Tous ses compatriotes ne sont pas aussi entreprenants. Plusieurs d’entre eux se plaignent du froid, même s’ils sont tous équipés de manteaux Kanuk. À l’inverse, certains Québécois trouvent qu’il fait trop chaud. Pendant la répétition en fin d’après-midi hier, certains ont même baptisé le plateau « mon sauna au Canada » tant la chaleur de 250 projecteurs marchant à plein régime était insupportable.
Au fur et à mesure que la soirée a progressé, la chaleur est devenue si étouffante qu’on a cru que certains chanteurs, surtout les plus âgés, allaient s’évanouir. Il n’en fut rien. Dans la salle bondée — où étaient rassemblés les gagnants d’un concours organisé par Rythme FM, la radio officielle de l’événement — Johnny, Eddy Mitchell et Bernard Lavilliers s’en sont donné à coeur joie.
Chose encore plus étonnante, l’enregistrement n’a commencé qu’avec une demie heure de retard et s’est déroulé à un train d’enfer. À 23 h, on avait déjà enregistré huit chansons sans presque jamais rien recommencer. Le clou de cette première partie fut le medley de blues réunissant Isabelle Boulay, Johnny et Eddy Mitchell sans ses chaussettes noires, mais avec sa chemise rose. Même si le trio ne savait pas toutes les paroles de Lèche-bottes blues et de Toute la musique que j’aime, au moins ils ne chantaient pas en playback, ce qui est en soi un exploit. Zazie a enchaîné avec Rodeo, Lavilliers avec On the road (en duo avec Boulay) et Françoise Hardy, tout de noir vêtue sauf pour ses cheveux blancs comme la neige, avec Tant de belles choses tirée de son nouveau CD.

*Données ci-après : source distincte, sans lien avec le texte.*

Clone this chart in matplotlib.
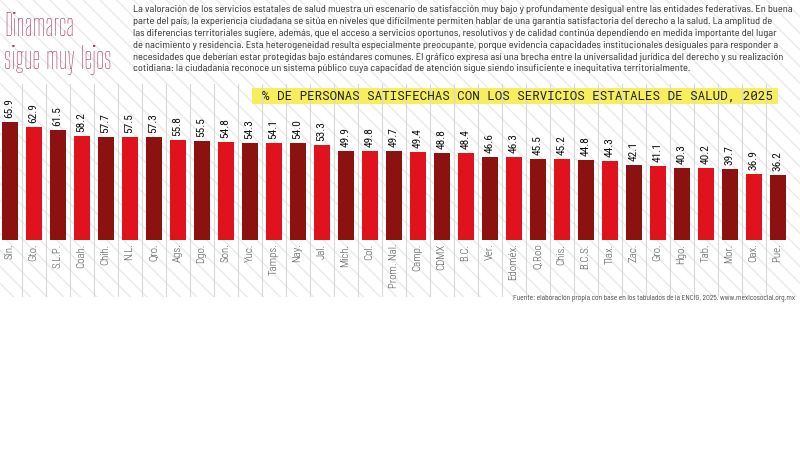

Bref, à 23 h, malgré le décalage horaire, la fatigue et la chaleur écrasante, tout baignait dans la cabane au Canada. Seule ombre au tableau : à cette heure tardive aucun des invités québécois, les Éric Lapointe, Laurence Jalbert, Sylvain Cossette, Nicolas Ciccone, Corneille et compagnie n’avaient encore chanté, signe que Sacacomie, c’est un peu comme la France et que, pour certains, l’hiver est toujours un peu plus long.